> What this task involves:
Starting at the first line of the data below, retype every line up to and including the one containing "y_ticks = list(range(-2, 9))".

Source code of charts:
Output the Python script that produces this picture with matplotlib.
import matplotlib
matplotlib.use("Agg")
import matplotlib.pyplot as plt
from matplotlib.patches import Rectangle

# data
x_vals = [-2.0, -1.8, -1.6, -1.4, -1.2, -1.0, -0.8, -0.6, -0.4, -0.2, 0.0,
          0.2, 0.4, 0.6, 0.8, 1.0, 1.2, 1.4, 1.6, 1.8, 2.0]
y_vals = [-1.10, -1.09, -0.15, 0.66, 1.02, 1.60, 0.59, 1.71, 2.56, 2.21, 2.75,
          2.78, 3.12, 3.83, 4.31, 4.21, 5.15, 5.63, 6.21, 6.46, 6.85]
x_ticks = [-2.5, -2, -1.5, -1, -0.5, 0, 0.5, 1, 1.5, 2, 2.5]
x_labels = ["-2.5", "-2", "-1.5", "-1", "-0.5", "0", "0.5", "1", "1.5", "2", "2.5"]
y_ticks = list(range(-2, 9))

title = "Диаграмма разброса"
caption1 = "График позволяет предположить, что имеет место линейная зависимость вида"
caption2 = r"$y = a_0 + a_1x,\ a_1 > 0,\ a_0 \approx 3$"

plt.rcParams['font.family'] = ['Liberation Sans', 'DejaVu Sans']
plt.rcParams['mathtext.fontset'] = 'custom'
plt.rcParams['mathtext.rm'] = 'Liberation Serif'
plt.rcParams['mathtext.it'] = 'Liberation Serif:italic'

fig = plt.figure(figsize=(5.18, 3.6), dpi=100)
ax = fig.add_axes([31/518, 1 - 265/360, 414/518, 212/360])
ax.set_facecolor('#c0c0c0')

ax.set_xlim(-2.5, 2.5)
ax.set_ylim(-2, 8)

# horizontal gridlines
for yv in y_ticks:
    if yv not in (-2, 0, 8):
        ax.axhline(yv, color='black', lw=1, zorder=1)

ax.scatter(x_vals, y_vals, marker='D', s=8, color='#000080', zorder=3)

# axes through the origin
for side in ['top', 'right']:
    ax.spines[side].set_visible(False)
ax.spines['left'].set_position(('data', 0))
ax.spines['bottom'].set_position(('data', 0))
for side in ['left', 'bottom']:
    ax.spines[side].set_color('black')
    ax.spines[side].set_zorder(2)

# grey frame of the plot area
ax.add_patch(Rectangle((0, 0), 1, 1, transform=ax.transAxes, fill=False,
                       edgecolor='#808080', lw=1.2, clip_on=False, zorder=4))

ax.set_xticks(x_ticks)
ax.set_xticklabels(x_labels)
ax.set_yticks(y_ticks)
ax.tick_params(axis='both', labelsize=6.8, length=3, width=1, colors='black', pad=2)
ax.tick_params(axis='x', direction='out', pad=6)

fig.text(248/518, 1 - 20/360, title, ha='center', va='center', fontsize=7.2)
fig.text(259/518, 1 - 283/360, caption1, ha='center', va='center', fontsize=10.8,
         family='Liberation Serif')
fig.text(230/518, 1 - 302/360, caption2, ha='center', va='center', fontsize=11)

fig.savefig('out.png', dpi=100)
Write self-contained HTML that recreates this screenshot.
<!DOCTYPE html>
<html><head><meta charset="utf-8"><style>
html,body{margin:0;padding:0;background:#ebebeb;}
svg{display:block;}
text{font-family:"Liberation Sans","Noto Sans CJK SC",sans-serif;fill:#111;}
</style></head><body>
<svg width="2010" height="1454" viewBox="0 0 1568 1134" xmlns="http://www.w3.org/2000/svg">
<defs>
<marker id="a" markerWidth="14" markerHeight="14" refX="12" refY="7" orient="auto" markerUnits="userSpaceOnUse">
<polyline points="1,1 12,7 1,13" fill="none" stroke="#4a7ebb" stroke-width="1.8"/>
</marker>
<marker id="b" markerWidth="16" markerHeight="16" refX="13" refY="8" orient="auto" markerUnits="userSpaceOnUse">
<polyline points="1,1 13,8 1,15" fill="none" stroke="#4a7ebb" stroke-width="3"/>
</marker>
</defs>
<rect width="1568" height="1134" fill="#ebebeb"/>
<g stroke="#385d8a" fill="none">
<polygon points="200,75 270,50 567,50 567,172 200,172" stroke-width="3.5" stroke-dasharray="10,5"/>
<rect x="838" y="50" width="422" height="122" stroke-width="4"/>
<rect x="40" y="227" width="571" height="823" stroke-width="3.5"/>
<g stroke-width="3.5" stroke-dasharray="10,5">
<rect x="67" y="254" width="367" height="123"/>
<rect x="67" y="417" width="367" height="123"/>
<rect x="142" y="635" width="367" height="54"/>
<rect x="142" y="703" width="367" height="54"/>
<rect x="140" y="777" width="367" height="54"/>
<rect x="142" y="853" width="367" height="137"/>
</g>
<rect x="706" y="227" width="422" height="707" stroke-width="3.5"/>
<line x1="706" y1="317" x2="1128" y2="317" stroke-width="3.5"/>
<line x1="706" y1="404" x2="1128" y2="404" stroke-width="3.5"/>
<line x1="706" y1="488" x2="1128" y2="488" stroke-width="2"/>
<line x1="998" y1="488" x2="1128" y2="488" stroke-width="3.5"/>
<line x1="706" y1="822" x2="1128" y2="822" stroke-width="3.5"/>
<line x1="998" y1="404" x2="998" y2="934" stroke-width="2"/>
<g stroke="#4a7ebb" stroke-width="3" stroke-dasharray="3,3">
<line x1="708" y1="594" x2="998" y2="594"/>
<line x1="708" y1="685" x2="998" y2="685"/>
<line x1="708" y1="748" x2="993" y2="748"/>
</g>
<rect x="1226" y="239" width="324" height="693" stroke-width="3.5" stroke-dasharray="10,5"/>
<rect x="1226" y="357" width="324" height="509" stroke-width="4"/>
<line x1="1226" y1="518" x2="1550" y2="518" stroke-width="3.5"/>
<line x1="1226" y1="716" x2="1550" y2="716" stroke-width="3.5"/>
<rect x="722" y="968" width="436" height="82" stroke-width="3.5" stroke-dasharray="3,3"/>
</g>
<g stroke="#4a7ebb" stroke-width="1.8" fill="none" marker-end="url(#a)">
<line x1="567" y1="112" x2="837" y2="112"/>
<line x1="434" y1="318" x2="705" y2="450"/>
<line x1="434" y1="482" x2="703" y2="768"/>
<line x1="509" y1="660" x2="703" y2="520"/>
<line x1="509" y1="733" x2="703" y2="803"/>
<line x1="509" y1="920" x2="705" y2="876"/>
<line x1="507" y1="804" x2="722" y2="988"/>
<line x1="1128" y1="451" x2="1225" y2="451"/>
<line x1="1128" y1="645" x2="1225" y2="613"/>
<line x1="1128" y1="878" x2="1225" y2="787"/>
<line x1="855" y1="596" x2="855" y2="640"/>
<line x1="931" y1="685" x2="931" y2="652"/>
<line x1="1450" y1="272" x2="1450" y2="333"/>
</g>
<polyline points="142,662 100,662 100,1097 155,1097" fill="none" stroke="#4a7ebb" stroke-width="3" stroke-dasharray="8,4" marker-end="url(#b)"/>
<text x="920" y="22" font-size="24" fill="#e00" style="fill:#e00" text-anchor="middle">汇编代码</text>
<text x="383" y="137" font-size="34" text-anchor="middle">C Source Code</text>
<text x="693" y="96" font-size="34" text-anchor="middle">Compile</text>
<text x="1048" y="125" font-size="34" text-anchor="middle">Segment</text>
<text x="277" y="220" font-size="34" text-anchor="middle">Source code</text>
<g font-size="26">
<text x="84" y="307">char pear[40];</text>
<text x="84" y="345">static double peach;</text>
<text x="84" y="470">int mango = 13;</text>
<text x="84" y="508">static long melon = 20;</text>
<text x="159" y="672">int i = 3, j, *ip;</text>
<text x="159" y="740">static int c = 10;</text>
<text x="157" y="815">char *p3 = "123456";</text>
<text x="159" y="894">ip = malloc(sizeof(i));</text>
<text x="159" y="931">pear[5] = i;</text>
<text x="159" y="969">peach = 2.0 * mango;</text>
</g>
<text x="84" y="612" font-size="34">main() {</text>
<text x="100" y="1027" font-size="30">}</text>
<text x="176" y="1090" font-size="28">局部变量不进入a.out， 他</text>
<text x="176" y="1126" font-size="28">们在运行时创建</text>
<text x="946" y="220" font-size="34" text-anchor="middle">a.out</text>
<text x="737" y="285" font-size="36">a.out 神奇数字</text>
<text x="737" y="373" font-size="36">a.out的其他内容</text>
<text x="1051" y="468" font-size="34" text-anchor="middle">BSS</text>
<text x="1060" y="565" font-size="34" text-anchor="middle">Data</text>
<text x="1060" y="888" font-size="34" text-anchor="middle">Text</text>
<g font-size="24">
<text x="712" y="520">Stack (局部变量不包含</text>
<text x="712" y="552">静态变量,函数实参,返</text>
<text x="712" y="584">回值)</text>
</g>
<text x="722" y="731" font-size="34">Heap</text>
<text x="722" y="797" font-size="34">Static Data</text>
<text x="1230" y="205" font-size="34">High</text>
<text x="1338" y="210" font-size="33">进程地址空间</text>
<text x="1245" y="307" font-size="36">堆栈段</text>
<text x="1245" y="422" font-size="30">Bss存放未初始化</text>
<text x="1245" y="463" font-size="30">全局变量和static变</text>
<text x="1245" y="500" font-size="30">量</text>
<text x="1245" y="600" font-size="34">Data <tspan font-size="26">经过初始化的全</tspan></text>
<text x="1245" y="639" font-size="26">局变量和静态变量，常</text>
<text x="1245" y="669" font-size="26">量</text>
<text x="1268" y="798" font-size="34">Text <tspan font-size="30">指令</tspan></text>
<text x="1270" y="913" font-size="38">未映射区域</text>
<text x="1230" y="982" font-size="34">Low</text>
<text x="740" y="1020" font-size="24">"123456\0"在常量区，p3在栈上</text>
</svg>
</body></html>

> Result of this task:
Output the Python script that produces this picture with matplotlib.
import matplotlib
matplotlib.use("Agg")
import matplotlib.pyplot as plt
from matplotlib.patches import Rectangle

# data
x_vals = [-2.0, -1.8, -1.6, -1.4, -1.2, -1.0, -0.8, -0.6, -0.4, -0.2, 0.0,
          0.2, 0.4, 0.6, 0.8, 1.0, 1.2, 1.4, 1.6, 1.8, 2.0]
y_vals = [-1.10, -1.09, -0.15, 0.66, 1.02, 1.60, 0.59, 1.71, 2.56, 2.21, 2.75,
          2.78, 3.12, 3.83, 4.31, 4.21, 5.15, 5.63, 6.21, 6.46, 6.85]
x_ticks = [-2.5, -2, -1.5, -1, -0.5, 0, 0.5, 1, 1.5, 2, 2.5]
x_labels = ["-2.5", "-2", "-1.5", "-1", "-0.5", "0", "0.5", "1", "1.5", "2", "2.5"]
y_ticks = list(range(-2, 9))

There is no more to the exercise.